The validity of either is dependent upon the perceived role of gifts (and stocked capital/savings) within an economy and the effects these have upon the circulation of capital. The timing of expenditure of donations also appears to rely upon one’s view of freely given gifts. Whether these merely offset the negative excesses of production or if they are productive in their own right.
“Currently, there are very few foundations in the US and the UK that choose to spend down their endowments within a fixed time frame, as opposed to maintaining them in perpetuity.
In the US, it is mandatory for foundations to pay out 5 percent of their endowments each year, and in the UK there has been much advocacy, so far resisted by the nation’s lawmakers, for the introduction of a similar requirement.
What this implies is that, in both jurisdictions, there is a keen sense that there should be an onus on foundations to make grants.
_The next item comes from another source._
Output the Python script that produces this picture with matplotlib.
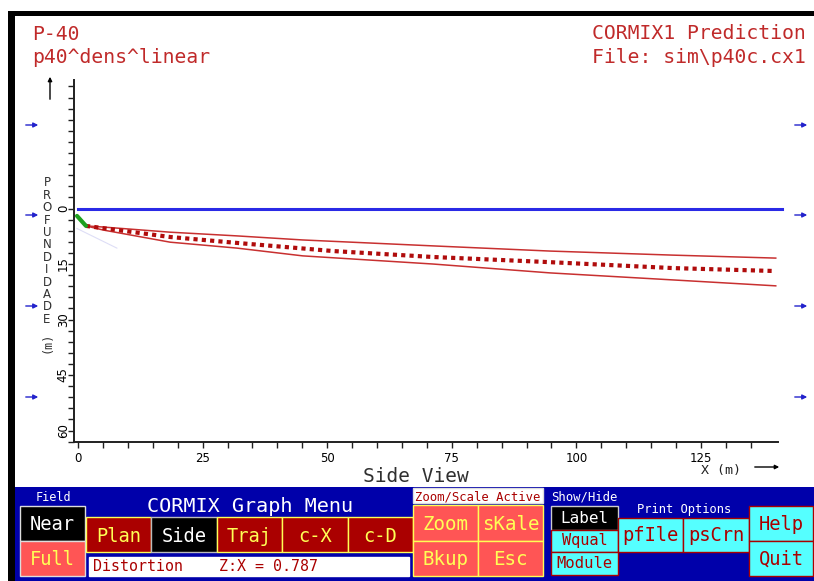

That there should be an impetus towards social change and that the rapid and strategic deployment of private capital is the best way to address a pressing social problem.”1
In the lead piece, Accounting for Donations, Stephen Torr investigates the requirements of the Charity Commission when it comes to reporting income received by UK charities. At times these can seem bureaucratic and little practical use, but do the underlying principles reveal a hidden truth. Specifically in connection to donations related to the purchase or construction of buildings. These are examined and the consequences of the required treatment are expanded to the economy as a whole.
Sign of Our Time features highlights from a talk given by Colin McCrea at the Institute of Philanthropy in London. The advantages of a spend-out foundation are presented along with the disadvantages of both perpetuity and limited life foundations.
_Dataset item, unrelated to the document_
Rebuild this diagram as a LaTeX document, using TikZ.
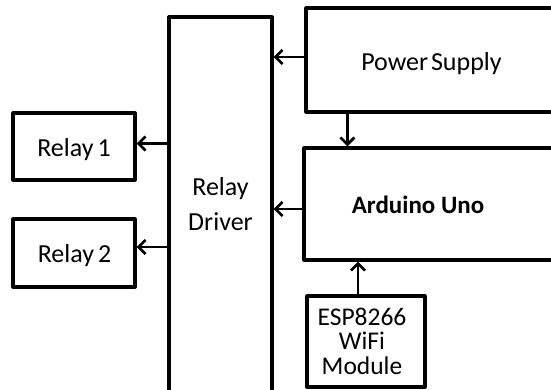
\documentclass[tikz,border=0pt]{standalone}
\usepackage{fontspec}
\setmainfont{Carlito}
\usepackage{tikz}
\usetikzlibrary{arrows.meta}

\tikzset{
  blk/.style={draw,line width=3.2pt,rectangle,inner sep=0pt},
  lbl/.style={inner sep=0pt,font=\fontsize{26}{26}\selectfont},
}

\begin{document}
\begin{tikzpicture}[line cap=round,line join=round,>={Straight Barb[length=7pt,width=14pt]},x=1pt,y=-1pt]
\clip(0.,0.) rectangle (551.,389.);

\node [blk,minimum width=122pt,minimum height=67pt] (relayA) at (74.,146.5) {};
\node [blk,minimum width=122pt,minimum height=68pt] (relayB) at (74.,253.) {};
\node [blk,minimum width=103pt,minimum height=403pt] (drv) at (220.5,218.5) {};
\node [blk,minimum width=294pt,minimum height=104pt] (psu) at (453.,60.) {};
\node [blk,minimum width=296pt,minimum height=112pt] (uno) at (452.,204.) {};
\node [blk,minimum width=118pt,minimum height=91pt] (esp) at (366.,341.5) {};

\node [lbl,anchor=base] (relayAtxt) at (74.,156.) {Relay\hspace{-2pt} 1};
\node [lbl,anchor=base] (relayBtxt) at (74.5,262.) {Relay\hspace{-2pt} 2};
\node [lbl,align=center,font=\fontsize{26}{35}\selectfont] (drvtxt) at (220.5,204.) {Relay\\Driver};
\node [lbl,anchor=base] (psutxt) at (431.5,70.) {Power\hspace{-3pt} Supply};
\node [lbl,anchor=base,font=\fontsize{25}{25}\selectfont\bfseries] (unotxt) at (418.,213.) {Arduino Uno};
\node [lbl,align=center,font=\fontsize{25.5}{24.5}\selectfont] (esptxt) at (362.,341.) {ESP8266\\WiFi\\Module};

\draw [->,line width=2.7pt] ([yshift=3pt]psu.west) -- ([yshift=3pt]psu.west -| drv.east);
\draw [->,line width=2.7pt] ([yshift=-5pt]uno.west) -- ([yshift=-5pt]uno.west -| drv.east);
\draw [->,line width=2.7pt] ([yshift=3pt]relayA.east -| drv.west) -- ([yshift=3pt]relayA.east);
\draw [->,line width=2.7pt] ([yshift=6pt]relayB.east -| drv.west) -- ([yshift=6pt]relayB.east);
\draw [->,line width=2.7pt] ([xshift=43pt]psu.south west) -- ([xshift=43pt]psu.south west |- uno.north);
\draw [->,line width=2.7pt] ([xshift=-8pt]esp.north) -- ([xshift=-8pt]esp.north |- uno.south);
\end{tikzpicture}
\end{document}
This month’s feature is provided by three participants of recent research meetings of the Economics Conference looking at ‘Overcoming the Separation of the Money Markets from the Goods Market’. Aspects of one specific topic, spend-out foundations, are covered here, the remaining areas will be covered in greater detail in future editions of this journal.
The archive piece showcases Rudolf Steiner’s views on the role of freed activity, associations and the differentiation of loan and gift money. The focus is shifted towards the role of donations in maintaining a healthy economic process rather than correcting the negative consequences of production, and as such casts ‘The Realm of Freed Activity’ in a positive, contributory light.
The AEX Pages pick up the question of the third number from last month’s issue as well as revisiting the fertile ground of the use of Mondragon as an example of an associative enterprise. This time however the focus is on the role of education and how its provision enables the connection of value formation to intelligence.
Victor’s View from Rare Albion concludes this month’s edition by looking at the circulation of capital before suggesting the turning of one’s gaze towards the others huddled around the casino tables.